Привиделась Шубникову картина: по улице Королева идут Любовь Николаевна и аптекарь, лица их — веселые, они несут сумки с провизией и вот сворачивают к подъезду Михаила Никифоровича. Шубников в ярости сломал стек, неизвестно как оказавшийся в его руках.
— Относительно отдела «Ты этого хотел. Но сам делать не стал бы», — напомнил о себе Голушкин. — Люди подобраны. Положение выработано. Вот оно.
Шубников настороженно взглянул на Голушкина — не в чтецы ли мыслей преобразовывался бывший судебный эксперт и гардеробщик?
— Ваш… — Голушкин замялся, — э-э… Мардарий проявил внимание к практике нового отдела. Он хотел бы сотрудничать.
— Он заходит сюда? — удивился Шубников, сказал холодно: — Я подумаю.
Вот ведь стервец оказался Мардарий!
Сейчас же сквозь стены было сообщено: прибыла староста потока Тамара Семеновна Каретникова, ожидает приема. И Голушкин поспешил встретить гостью.

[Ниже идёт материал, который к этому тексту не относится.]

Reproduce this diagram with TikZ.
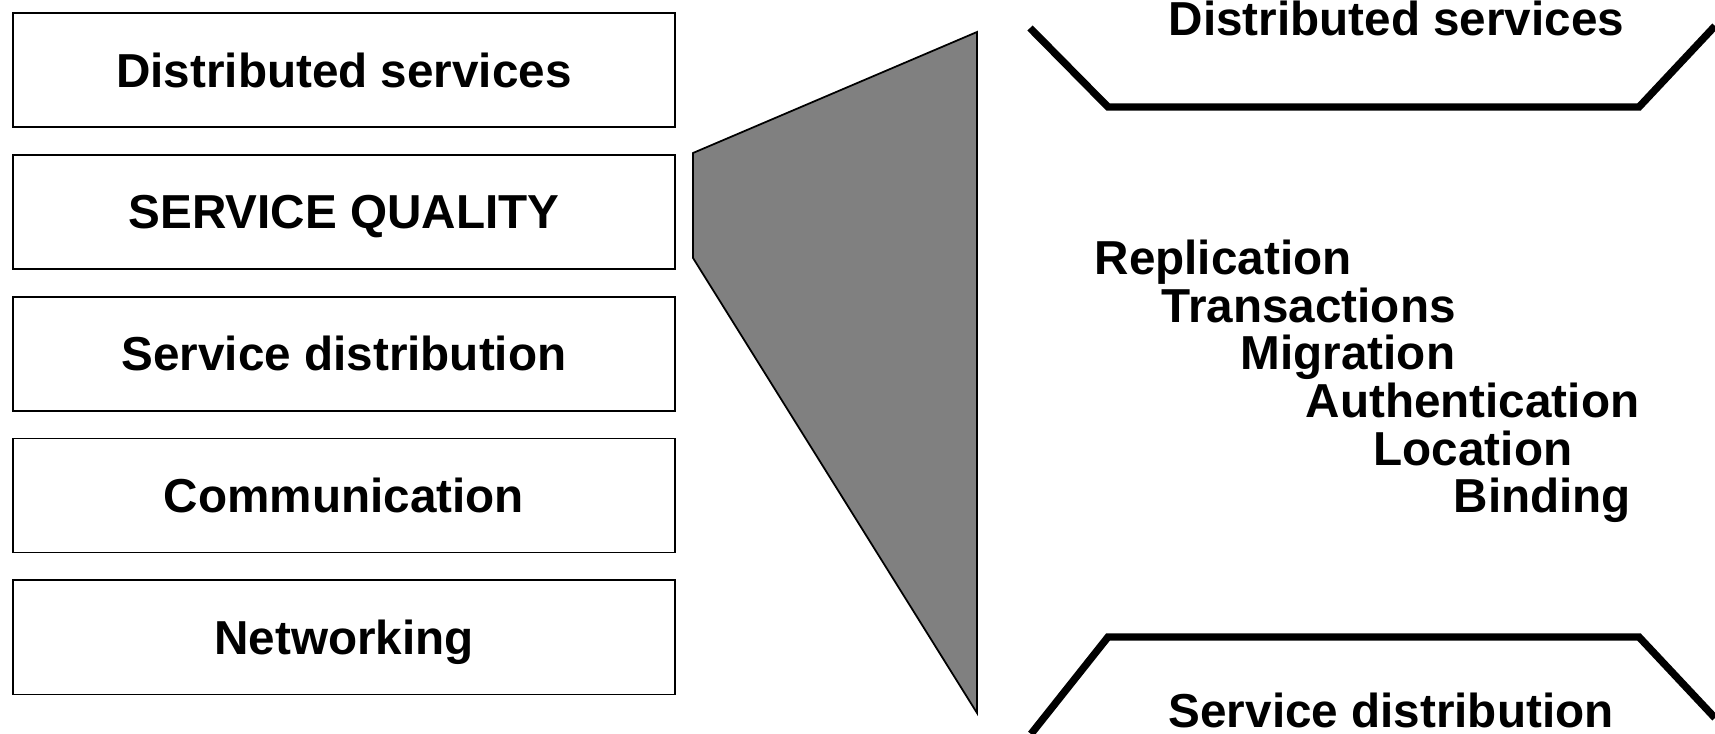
\documentclass[tikz,border=0pt]{standalone}
\usepackage{fontspec}
\setmainfont{Liberation Sans}
\usetikzlibrary{positioning}
\tikzset
{
    layerbox/.style = {rectangle, draw=black, line width=0.5pt, align=center, minimum width=6.62cm, minimum height=1.14cm, inner sep=0pt, text depth=0pt, font=\bfseries\fontsize{13.55}{16}\selectfont},
    itemtext/.style = {anchor=base west, inner sep=0pt, font=\bfseries\fontsize{13.55}{16}\selectfont},
    wedge/.style    = {fill=black!50, draw=black, line width=0.5pt, line join=miter},
    rim/.style      = {draw=black, line width=2.1pt, line join=miter, line cap=butt}
}
\begin{document}
\begin{tikzpicture}
	[x=0.01cm, y=-0.01cm]
	\useasboundingbox (0,0) rectangle (1715,734);
	% layer stack
	\node[layerbox] (dist) at (344,70) {Distributed services};
	\node[layerbox, below=0.26cm of dist] (qual) {SERVICE QUALITY};
	\node[layerbox, below=0.26cm of qual] (sdist) {Service distribution};
	\node[layerbox, below=0.26cm of sdist] (comm) {Communication};
	\node[layerbox, below=0.26cm of comm] (net) {Networking};
	% zoom wedge
	\draw[wedge] (693,153) -- (977,32) -- (977,713) -- (693,258) -- cycle;
	% upper and lower rims
	\draw[rim] (1030,28) -- (1108,107) -- (1639,107) -- (1715,26);
	\draw[rim] (1031,734) -- (1108,637) -- (1639,637) -- (1715,718);
	\node[itemtext] (top) at (1168,36) {Distributed services};
	\node[itemtext] (bottom) at (1168,728) {Service distribution};
	% quality items
	\node[itemtext] (repl) at (1094,275) {Replication};
	\node[itemtext] (trans) at (1161,323) {Transactions};
	\node[itemtext] (migr) at (1240,370) {Migration};
	\node[itemtext] (auth) at (1305,418) {Authentication};
	\node[itemtext] (loc) at (1373,466) {Location};
	\node[itemtext] (bind) at (1453,513) {Binding};
\end{tikzpicture}
\end{document}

Тамара Семеновна вошла. «Она мила», — подумал Шубников. На ней была короткая, выше колен, шубка в белых и рыжих разводах жесткого меха. «Из телят, что ли?» — мелькнуло у Шубникова. Пребывание на разных ступенях останкинской лестницы не позволило ему подойти к старосте потока и принять ее шубку. Когда же шубка и шляпа повисли на крючке, Шубников увидел, что Тамара Семеновна пришла к нему в забытом нынче костюме. Она пришла в матроске! В детстве Шубников был влюблен в девочку, носившую матроску. И тонкий запах духов, названия которых Шубников не помнил, Тамара Семеновна принесла из его детства. Теми же духами упоительно пахло от мамы девочки в матроске, красивой загорелой женщины с бирюзой в серьгах и браслетах у благородных запястий. Та женщина однажды приласкала маленького Шубникова, сказала: «Какие живые у него глаза. Он себя еще проявит». И две намеренные соломенные косички Тамары Семеновны напомнили о девочке из сладкой поры Шубникова. Он разволновался. И радость, и синяя тоска по детству, и жалость к самому себе пришли к Шубникову.
Просьбы или пожелания Тамары Семеновны казались исключительно уроков Высшего Света с погружением. Преподавание иных дисциплин требовало совершенствования. Учитель фехтования, мастер шпаги, был хорош: из олимпийской сборной, — а вот рапирист попался им никудышный, всего лишь со вторым разрядом. Учитель танцев сносно показывал брейк на линолеуме. А на паркете, под колоннами, забывал фигуры сарабанды. Неплохо было бы иметь двух преподавателей и ввести раздельное обучение — нынешних и исторических танцев. Вызвали уважение педагоги латыни, древнегреческого и древнееврейского языков, француженка же досталась им досадно шепелявая. Профессор Чернуха-Стрижовский увлекательно вел в салоне уроки карточных игр, пасьянсов, фокусов, гаданий и умственных развлечений, но как человек азартный порой забывал обо всем объеме предмета и часами занимался игрой в очко или буру лишь с самыми способными учениками в ущерб другим. Тут Тамара Семеновна запнулась, смутилась, посмотрела на художественного руководителя — не посчитал ли он ее ябедой? Однако Шубников кивнул одобрительно, давая понять, что староста, тем более всего потока, и должна быть строгой и ответственной. Тогда Тамара Семеновна сообщила, что учеников одолевают желающие проникнуть на уроки Высшего Света, москвичи и провинциалы, с предложениями перекупить их ученичество. И есть соблазненные, продавшие свои места на занятиях и даже в очереди на занятия. «Разберемся со строгостью!» — нахмурился Шубников. Тамара Семеновна встала. Замечу, что в беседе с Шубниковым она нет-нет, а изящно и, надо думать, к месту вставляла словечки и выражения пофранцузски, вряд ли существенные для сути беседы, но несомненно украсившие ее. Шубников их смысла не понял, в школах и в институте его пытались научить дойче шпрахе, но не научили, теперь же лингвистические изящества Тамары Семеновны не получили его видимого отклика. Тамара Семеновна почтительно напомнила Шубникову об обещанном посещении уроков, это было бы не так скучно и самому художественному руководителю, а уж какими полезными оказались бы его творческие указания.
— Хорошо, хорошо, завтра, — пообещал Шубников.